Amplitude anomaly caused by a high–frequency component is attenuated more rapidly than a low–frequency component for a seismic trace in sediments susceptible to gas influence and is always used as a direct indicator of hydrocarbons. Recently, cepstrum–based hydrocarbon detection methods have become an important exploration pathway for detecting amplitude anomalies in the gas–bearing formation more sensitively and accurately. In this study, we compared three cepstrum–based hydrocarbon detection methods. We compared their fluid identification abilities in gas reservoirs and the noise robustness. They were further compared with the traditional absorption coefficient estimation method. We also indicate how the choice of the selection of the sliding–window length influences the performance of the three cepstrum–based hydrocarbon detection methods. Model test results and real data applications show that for thick gas reservoirs, the hydrocarbon detection methods using the Berthil–based cepstrum and the wavelet–based cepstrum can better discriminate the upper and lower interfaces than the hydrocarbon detection method using the Fourier–based cepstrum. For thin gas reservoirs, the hydrocarbon detection method using the wavelet–based cepstrum can identify the lower interface of the gas–bearing reservoir more obviously than the upper interface. The hydrocarbon detection method using the Berthil cepstrum cannot identify the upper and lower interfaces of the gas–bearing reservoir, but it shows higher temporal and spatial resolution compared to the hydrocarbon detection method using the Fourier–based cepstrum.

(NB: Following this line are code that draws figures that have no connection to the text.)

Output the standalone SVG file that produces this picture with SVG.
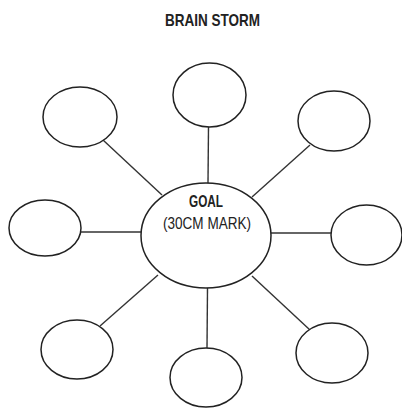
<svg xmlns="http://www.w3.org/2000/svg" width="402" height="408" viewBox="0 0 402 408">
<style>
.n{fill:#fff;stroke:#222;stroke-width:1.5}
.c line{stroke:#333;stroke-width:1.4}
text{font-family:"Liberation Sans",Arial,sans-serif;fill:#222}
.b{font-weight:bold}
</style>
<rect width="402" height="408" fill="#fff"/>
<text class="b" x="212.5" y="26" font-size="17" text-anchor="middle" textLength="95" lengthAdjust="spacingAndGlyphs">BRAIN STORM</text>
<g class="c" id="connectors">
<line x1="208.5" y1="127" x2="208" y2="183"/>
<line x1="103" y1="140" x2="162" y2="195"/>
<line x1="310" y1="145" x2="252" y2="197"/>
<line x1="81" y1="232" x2="141" y2="232"/>
<line x1="271" y1="233" x2="331" y2="233"/>
<line x1="158" y1="275" x2="100" y2="326"/>
<line x1="207.5" y1="288" x2="207" y2="348"/>
<line x1="252" y1="276" x2="310" y2="330"/>
</g>
<g id="goal">
<ellipse class="n" cx="206" cy="235.5" rx="65" ry="52.5"/>
<text class="b" x="206" y="207" font-size="17" text-anchor="middle" textLength="34" lengthAdjust="spacingAndGlyphs">GOAL</text>
<text x="207" y="229" font-size="17" text-anchor="middle" textLength="88" lengthAdjust="spacingAndGlyphs">(30CM MARK)</text>
</g>
<g id="top"><ellipse class="n" cx="209.5" cy="95" rx="36.5" ry="32"/></g>
<g id="top-left"><ellipse class="n" cx="80" cy="117" rx="37" ry="30"/></g>
<g id="top-right"><ellipse class="n" cx="334" cy="121" rx="36" ry="30"/></g>
<g id="left"><ellipse class="n" cx="45" cy="228" rx="36" ry="28"/></g>
<g id="right"><ellipse class="n" cx="366.5" cy="235" rx="35.5" ry="30"/></g>
<g id="bottom-left"><ellipse class="n" cx="77" cy="349.5" rx="36" ry="29.5"/></g>
<g id="bottom"><ellipse class="n" cx="206" cy="377.5" rx="36" ry="29.5"/></g>
<g id="bottom-right"><ellipse class="n" cx="332" cy="353" rx="36" ry="30"/></g>
</svg>
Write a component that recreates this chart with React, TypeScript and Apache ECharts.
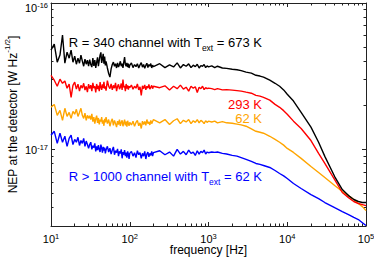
import React, { useEffect, useRef } from "react";
import * as echarts from "echarts";

// Frequency grid [Hz]
const FREQ = [
  10, 11, 12, 13, 14, 15, 16, 17, 18, 19, 20, 21, 22, 23, 24, 25, 26, 27, 28, 29, 30,
  31, 32, 33, 34, 35, 36, 37, 38, 39, 40, 41, 42, 43, 44, 45, 46, 47, 48, 49, 50,
  52, 54, 56, 58, 60, 62, 64, 66, 68, 70, 72, 74, 76, 78, 80, 82, 84, 86, 88, 90, 92, 94, 96, 98, 100,
  105, 110, 115, 120, 125, 130, 135, 140, 145, 150, 155, 160, 165, 170, 175, 180, 185, 190, 195, 200,
  240, 280, 320, 360, 400, 440, 480, 520, 560, 600, 640, 680, 720, 760, 800, 840, 880, 920, 960, 1000,
  1100, 1200, 1300, 1500, 1700, 2000, 2300, 2600, 3000, 3500, 4000, 4500, 5000, 6000, 7000, 8000, 9000, 10000,
  12000, 15000, 20000, 25000, 30000, 40000, 50000, 60000, 70000, 80000, 90000, 100000,
];

// NEP values in units of 1e-17 W Hz^-1/2
const NEP_R340_673K = [
  4.77, 5.24, 3.94, 4.41, 6.04, 3.88, 4.62, 4.2, 4.77, 3.94, 4.34, 3.82, 4.2, 3.88, 4.41, 4.01, 3.7, 4.14, 3.82, 4.07, 3.7,
  4.1, 3.8, 3.65, 4.2, 3.72, 4.07, 3.6, 3.95, 4.25, 3.7, 4.05, 4.4, 4.6, 3.9, 4.15, 4.5, 3.85, 4.3, 3.75, 4.0,
  3.6, 3.3, 3.12, 3.55, 3.8, 3.95, 3.7, 3.85, 3.6, 3.9, 3.65, 3.8, 4.0, 3.7, 3.85, 3.6, 3.95, 4.27, 3.8, 3.7, 3.9, 3.65, 3.85, 3.6, 3.75,
  3.9, 3.62, 3.8, 3.68, 3.85, 3.6, 3.78, 3.92, 3.65, 3.8, 3.58, 3.75, 3.88, 3.62, 3.8, 3.7, 3.86, 3.6, 3.76, 3.68,
  3.85, 3.62, 3.78, 3.66, 3.9, 3.6, 3.8, 3.7, 3.84, 3.62, 3.76, 3.68, 3.82, 3.6, 3.74, 3.7, 3.8, 3.62, 3.72, 3.66,
  3.72, 3.62, 3.7, 3.6, 3.58, 3.53, 3.5, 3.45, 3.37, 3.32, 3.21, 3.17, 3.12, 2.97, 2.83, 2.7, 2.55, 2.38,
  2.14, 1.79, 1.42, 1.12, 0.897, 0.653, 0.532, 0.484, 0.455, 0.441, 0.434, 0.434,
];
const NEP_R340_293K = [
  3.21, 2.97, 2.7, 3.02, 2.83, 2.93, 2.62, 2.79, 2.27, 2.74, 2.88, 2.58, 2.79, 2.5, 2.74, 2.62, 2.83, 2.54, 2.7, 2.46, 2.79,
  2.6, 2.75, 2.5, 2.85, 2.62, 2.7, 2.45, 2.8, 2.58, 2.72, 2.5, 2.88, 2.66, 2.55, 2.78, 2.62, 2.9, 2.6, 2.7, 2.52,
  2.95, 2.7, 2.6, 2.8, 2.55, 2.74, 2.62, 2.85, 2.5, 2.7, 2.78, 2.58, 2.66, 2.82, 2.55, 3.0, 2.65, 2.72, 2.5, 2.8, 2.6, 2.74, 2.56, 2.7, 2.64,
  2.75, 2.58, 2.7, 2.62, 2.8, 2.55, 2.68, 2.34, 2.72, 2.6, 2.76, 2.55, 2.7, 2.62, 2.78, 2.58, 2.66, 2.74, 2.6, 2.7,
  2.64, 2.72, 2.55, 2.7, 2.6, 2.75, 2.58, 2.66, 2.5, 2.7, 2.62, 2.68, 2.45, 2.66, 2.6, 2.7, 2.56, 2.64, 2.6, 2.62,
  2.6, 2.56, 2.6, 2.55, 2.56, 2.54, 2.52, 2.5, 2.46, 2.42, 2.34, 2.31, 2.27, 2.17, 2.03, 1.94, 1.84, 1.74,
  1.56, 1.39, 1.15, 0.94, 0.802, 0.623, 0.508, 0.469, 0.441, 0.427, 0.42, 0.413,
];
const NEP_R340_62K = [
  1.94, 2.03, 1.71, 1.85, 1.58, 1.91, 1.68, 1.79, 1.63, 1.82, 1.74, 1.88, 1.68, 1.79, 1.91, 1.71, 1.63, 1.77, 1.58, 1.71, 1.63,
  1.7, 1.6, 1.75, 1.55, 1.66, 1.5, 1.62, 1.7, 1.52, 1.64, 1.48, 1.6, 1.55, 1.66, 1.5, 1.58, 1.45, 1.62, 1.53, 1.66,
  1.5, 1.6, 1.44, 1.55, 1.62, 1.46, 1.58, 1.5, 1.42, 1.56, 1.48, 1.6, 1.45, 1.53, 1.58, 1.44, 1.52, 1.6, 1.46, 1.55, 1.43, 1.57, 1.5, 1.45, 1.53,
  1.47, 1.56, 1.44, 1.53, 1.58, 1.45, 1.52, 1.39, 1.56, 1.48, 1.55, 1.46, 1.6, 1.5, 1.54, 1.47, 1.58, 1.5, 1.55, 1.6,
  1.52, 1.6, 1.48, 1.57, 1.62, 1.5, 1.58, 1.54, 1.6, 1.5, 1.57, 1.53, 1.6, 1.52, 1.58, 1.55, 1.5, 1.57, 1.53, 1.56,
  1.54, 1.56, 1.52, 1.55, 1.52, 1.51, 1.49, 1.47, 1.44, 1.38, 1.33, 1.31, 1.29, 1.23, 1.17, 1.12, 1.07, 1.016,
  0.954, 0.869, 0.765, 0.696, 0.643, 0.567, 0.516, 0.484, 0.455, 0.427, 0.407, 0.382,
];
const NEP_R1000_62K = [
  1.25, 1.33, 1.1, 1.29, 1.12, 1.23, 1.05, 1.19, 1.25, 1.08, 1.17, 1.12, 1.21, 1.065, 1.15, 1.1, 1.19, 1.05, 1.14, 1.08, 1.016,
  1.08, 1.12, 1.0, 1.06, 1.03, 1.1, 0.97, 1.05, 0.99, 1.07, 1.0, 0.96, 1.08, 1.02, 0.95, 1.04, 0.98, 1.03, 0.94, 0.99,
  1.05, 0.96, 1.02, 0.93, 0.99, 1.04, 0.92, 0.98, 0.95, 1.01, 0.9, 0.97, 0.94, 1.0, 0.87, 0.96, 0.92, 0.99, 0.9, 0.95, 0.88, 0.97, 0.93, 0.86, 0.94,
  0.97, 0.9, 0.95, 0.88, 0.98, 0.92, 0.95, 0.87, 0.94, 0.9, 0.97, 0.86, 0.93, 0.96, 0.89, 0.94, 0.91, 0.97, 0.9, 0.95,
  0.98, 0.92, 0.96, 0.9, 1.0, 0.93, 0.97, 0.92, 0.99, 0.94, 0.96, 0.91, 0.98, 0.93, 0.97, 0.95, 0.99, 0.93, 0.96, 0.95,
  0.96, 0.955, 0.96, 0.94, 0.93, 0.911, 0.9, 0.88, 0.855, 0.828, 0.802, 0.79, 0.777, 0.753, 0.718, 0.685, 0.66, 0.633,
  0.585, 0.541, 0.492, 0.462, 0.434, 0.4, 0.376, 0.359, 0.343, 0.332, 0.316, 0.302,
];
const UNIT = 1e-17;
const NOISE_LEVEL = 1.31e-17;

const X_MAJOR = [10, 100, 1000, 10000, 100000];
const Y_MAJOR_LOW = [1e-17];
const Y_MAJOR_TOP = [1e-16];
const Y_MAJOR = [1e-17, 1e-16];
const MINOR_MULT = [2, 3, 4, 5, 6, 7, 8, 9];
const X_MIN = 10;
const X_MAX = 1e5;
const Y_MIN = 3e-18;
const Y_MAX = 1e-16;

const FONT = "Liberation Sans";

const X_MINOR: number[] = [];
[10, 100, 1000, 10000].forEach((d) => MINOR_MULT.forEach((m) => X_MINOR.push(m * d)));
const Y_MINOR: number[] = [];
[1e-18, 1e-17].forEach((d) => MINOR_MULT.forEach((m) => Y_MINOR.push(m * d)));

const supRich = {
  b: { fontSize: 11, lineHeight: 12, verticalAlign: "bottom", fontFamily: FONT, color: "#000" },
  s: { fontSize: 7.5, lineHeight: 4, verticalAlign: "top", fontFamily: FONT, color: "#000" },
  e: { fontSize: 4, lineHeight: 8, fontFamily: FONT, color: "rgba(0,0,0,0)" },
};
const powFmt = (v: number) => `{b|10}{s|${Math.round(Math.log10(v))}}`;
const powFmtTop = (v: number) => `{e| }\n{b|10}{s|${Math.round(Math.log10(v))}}`;

function annot(color: string, before: string, sub: string | null, after: string) {
  const rich: any = {
    n: { fontSize: 13, lineHeight: 17, verticalAlign: "top", fontFamily: FONT, fill: color, color },
    u: { fontSize: 8.5, lineHeight: 9, verticalAlign: "bottom", fontFamily: FONT, fill: color, color },
  };
  const text = sub ? `{n|${before}}{u|${sub}}{n|${after}}` : `{n|${before}}`;
  return { text, rich, fill: color };
}

export default function App() {
  const ref = useRef<HTMLDivElement>(null);
  useEffect(() => {
    const chart = echarts.init(ref.current!, null, { renderer: "svg" });
    const mk = (vals: number[]) => FREQ.map((f, i) => [f, vals[i] * UNIT]);
    const axisLine = { show: true, onZero: false, lineStyle: { color: "#222", width: 1 } };
    const xBase = { type: "log", logBase: 10, min: X_MIN, max: X_MAX, splitLine: { show: false } };
    const yBase = { type: "log", logBase: 10, min: Y_MIN, max: Y_MAX, splitLine: { show: false } };
    const majTick = (vals: number[]) => ({ show: true, inside: true, length: 4, customValues: vals, lineStyle: { color: "#222", width: 1 } });
    const minTick = (vals: number[]) => ({ show: true, inside: true, length: 2.5, customValues: vals, lineStyle: { color: "#222", width: 1 } });

    const option: any = {
      animation: false,
      backgroundColor: "#fff",
      grid: { left: 51, right: 8, top: 3, bottom: 32, containLabel: false, outerBoundsMode: "none" },
      xAxis: [
        {
          ...xBase,
          position: "bottom",
          axisLine,
          axisTick: majTick(X_MAJOR),
          axisLabel: { show: true, customValues: X_MAJOR, formatter: powFmt, rich: supRich, margin: 6 },
          name: "frequency [Hz]",
          nameLocation: "middle",
          nameGap: 18,
          nameMoveOverlap: false,
          nameTextStyle: { fontSize: 12, fontFamily: FONT, color: "#000" },
        },
        { ...xBase, position: "bottom", axisLine: { show: false }, axisTick: minTick(X_MINOR), axisLabel: { show: false } },
        { ...xBase, position: "top", axisLine, axisTick: majTick(X_MAJOR), axisLabel: { show: false } },
        { ...xBase, position: "top", axisLine: { show: false }, axisTick: minTick(X_MINOR), axisLabel: { show: false } },
      ],
      yAxis: [
        {
          ...yBase,
          position: "left",
          axisLine,
          axisTick: majTick(Y_MAJOR),
          axisLabel: { show: true, customValues: Y_MAJOR_LOW, formatter: powFmt, rich: supRich, margin: 3 },
          name: "{n|NEP at the detector [W Hz}{s|-1/2}{n|]}",
          nameLocation: "middle",
          nameGap: 32,
          nameMoveOverlap: false,
          nameTextStyle: {
            fontSize: 12,
            fontFamily: FONT,
            color: "#000",
            rich: {
              n: { fontSize: 12, lineHeight: 16, verticalAlign: "bottom", fontFamily: FONT, color: "#000" },
              s: { fontSize: 8, lineHeight: 8, verticalAlign: "top", fontFamily: FONT, color: "#000" },
            },
          },
        },
        {
          ...yBase,
          position: "left",
          axisLine: { show: false },
          axisTick: minTick(Y_MINOR),
          axisLabel: { show: true, customValues: Y_MAJOR_TOP, formatter: powFmtTop, rich: supRich, margin: 3 },
        },
        { ...yBase, position: "right", axisLine, axisTick: majTick(Y_MAJOR), axisLabel: { show: false } },
        { ...yBase, position: "right", axisLine: { show: false }, axisTick: minTick(Y_MINOR), axisLabel: { show: false } },
      ],
      series: [
        {
          name: "R>1000, 62 K",
          type: "line",
          data: mk(NEP_R1000_62K),
          showSymbol: false,
          lineStyle: { color: "#0000ff", width: 1.4 },
        },
        {
          name: "R=340, 62 K",
          type: "line",
          data: mk(NEP_R340_62K),
          showSymbol: false,
          lineStyle: { color: "#ffa500", width: 1.4 },
          markLine: {
            silent: true,
            symbol: "none",
            label: { show: false },
            lineStyle: { color: "#777", type: [1, 2], width: 1 },
            data: [{ yAxis: NOISE_LEVEL }],
          },
        },
        {
          name: "R=340, 293 K",
          type: "line",
          data: mk(NEP_R340_293K),
          showSymbol: false,
          lineStyle: { color: "#ff0000", width: 1.4 },
        },
        {
          name: "R=340, 673 K",
          type: "line",
          data: mk(NEP_R340_673K),
          showSymbol: false,
          lineStyle: { color: "#000000", width: 1.4 },
        },
      ],
      graphic: [
        { type: "text", x: 262, y: 44, style: { ...annot("#000", "R = 340 channel with T", "ext", " = 673 K"), align: "right", verticalAlign: "middle" } },
        { type: "text", x: 262, y: 106, style: { ...annot("#ff0000", "293 K", null, ""), align: "right", verticalAlign: "middle" } },
        { type: "text", x: 262, y: 120, style: { ...annot("#ffa500", "62 K", null, ""), align: "right", verticalAlign: "middle" } },
        { type: "text", x: 262, y: 178, style: { ...annot("#0000ff", "R > 1000 channel with T", "ext", " = 62 K"), align: "right", verticalAlign: "middle" } },
      ],
    };
    chart.setOption(option);
    return () => chart.dispose();
  }, []);
  return <div ref={ref} style={{ position: "fixed", left: 0, top: 0, width: 374, height: 258 }} />;
}
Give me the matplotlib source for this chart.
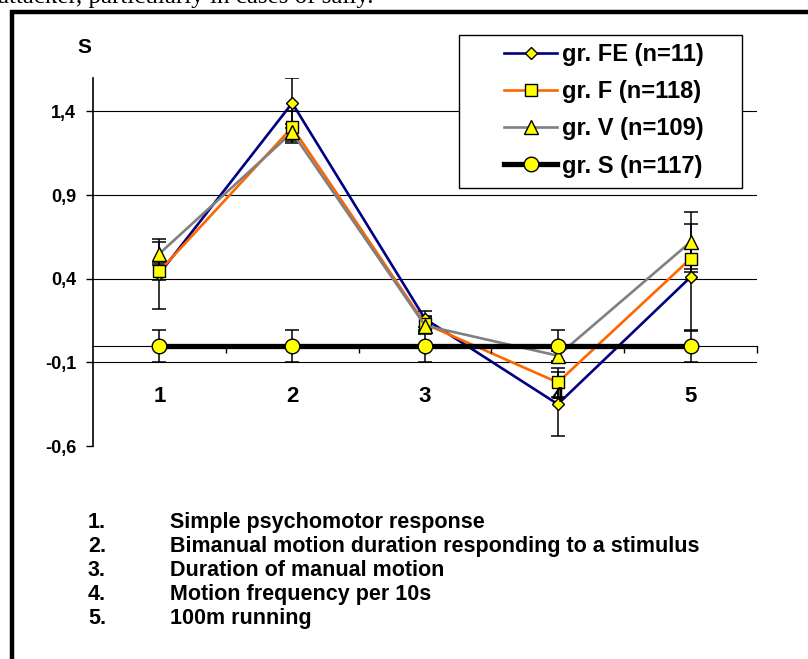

For noise robustness, the hydrocarbon detection method using the wavelet–based cepstrum has the strongest noise robustness property, and the hydrocarbon detection method using the Fourier–based cepstrum is the most sensitive method to the noise. For time–consumption, the hydrocarbon detection method using the wavelet–based cepstrum is the most time–consuming, and the hydrocarbon detection method using the Fourier–based cepstrum is the fastest.